Bruce Catton Hates Reenactors!


From page 100-101, Sacred Ground: Americans and Their Battlefields, by Edward Tabor Linenthal

"Prior to the commencement of Civil War centennial celebrations, Bruce Catton, the popular Civil War historian whose writings helped spark widespread interest in the war during the 1950s, had delivered a speech at Gettysburg College on Dedication Day 1962 that raised deep-seated concerns about the shallowness of planned festivities. Catton worried that a "sentimental haze will cloud the landscape" and people will "fail to see the deep, tragic issues and profound lessons" that such events should communicate.
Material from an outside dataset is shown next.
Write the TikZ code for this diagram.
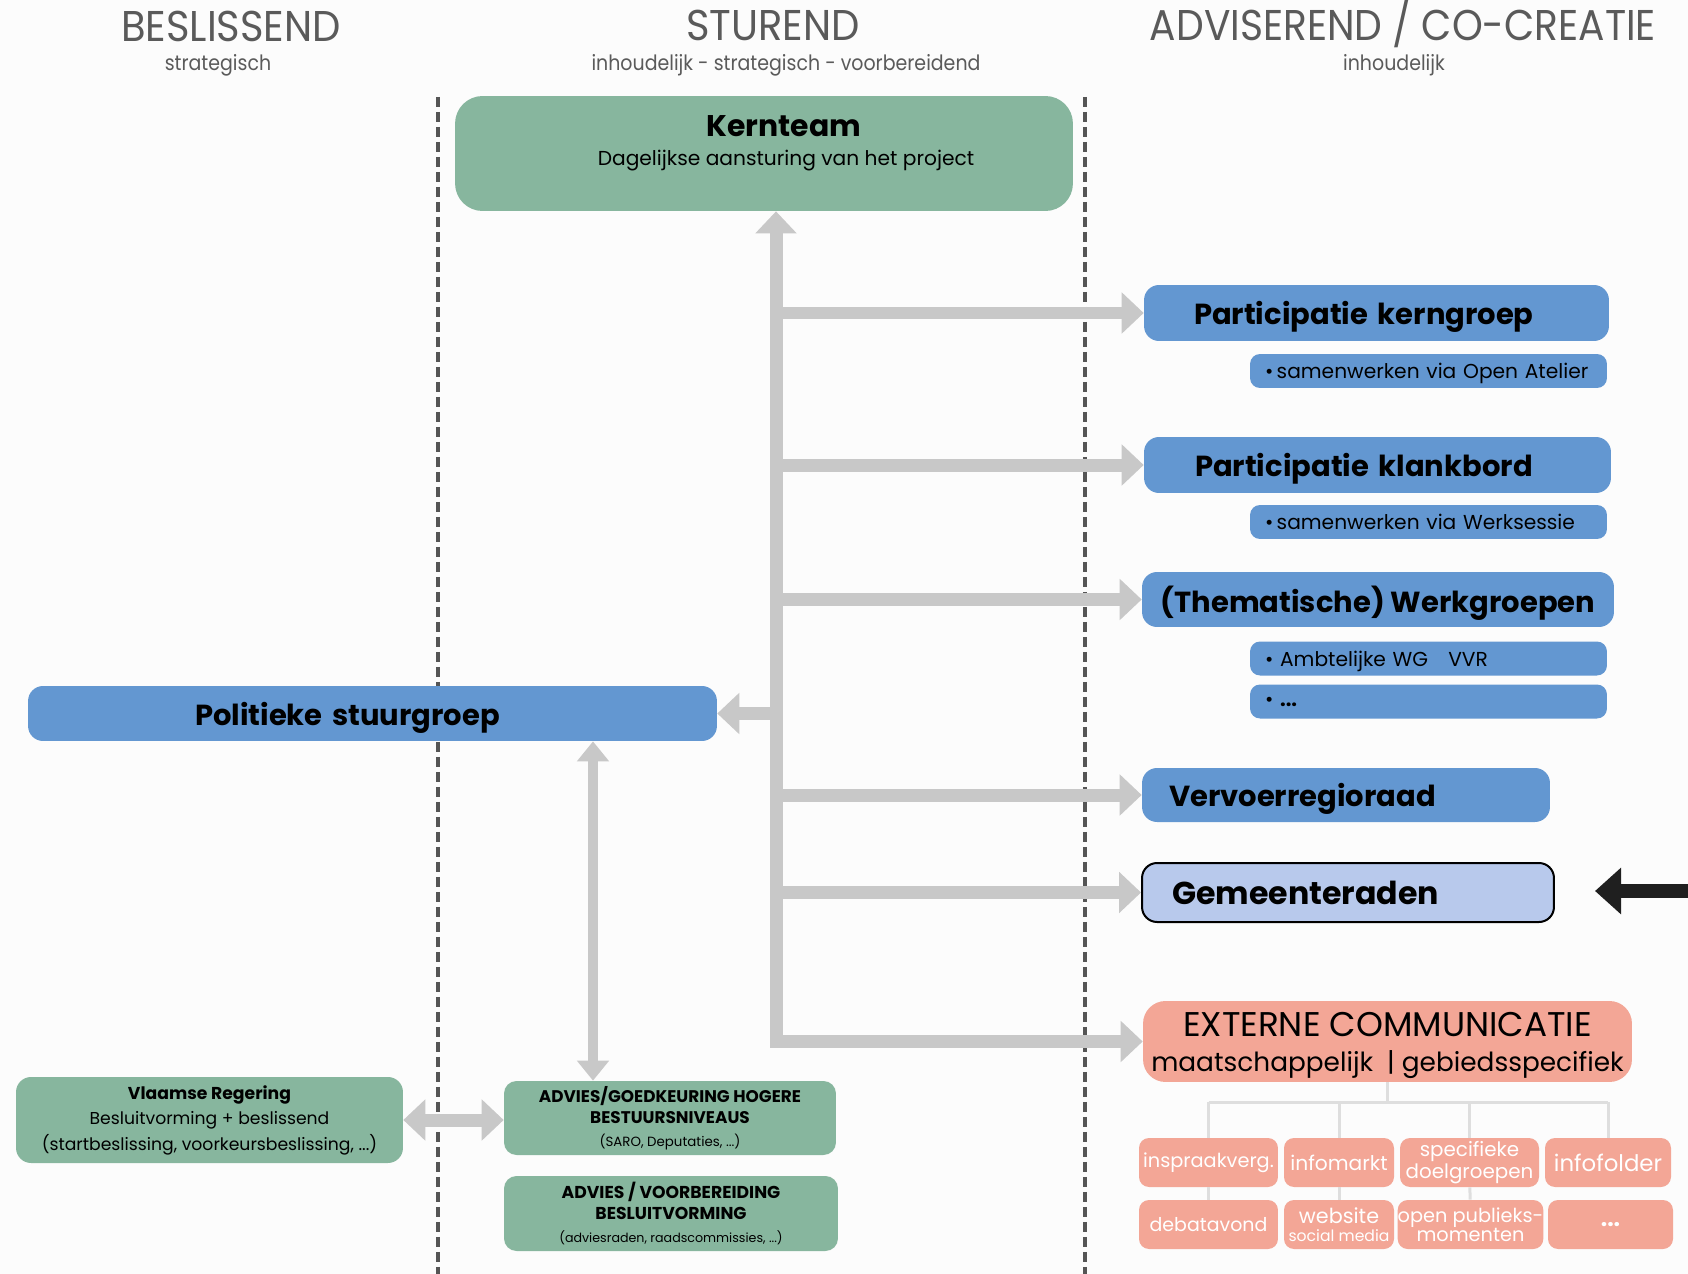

He was especially critical of historical reenactments, which he said, "require us to reproduce, for the enjoyment of attendant spectators, a thin-shadow picture of something which involved death and agony for the original participants." Battles were not waged in a "spirit of fun," Catton argued, but were "desperately real and profoundly, if unforgettably tragic." A battle was not just a "tournament in which brave men did gallant things for the admiration of future generations." Echoing the concerns of those who believe that Civil War commemorations were being trivialized and sanitized to make them entertaining, Catton declared that the Civil War was fought, above all, over "'shattering issues," notably slavery, and that no other place besides Gettysburg offered Americans "so good a vantage point for that long look back into our past to find the meaning that lies beneath the tragedy."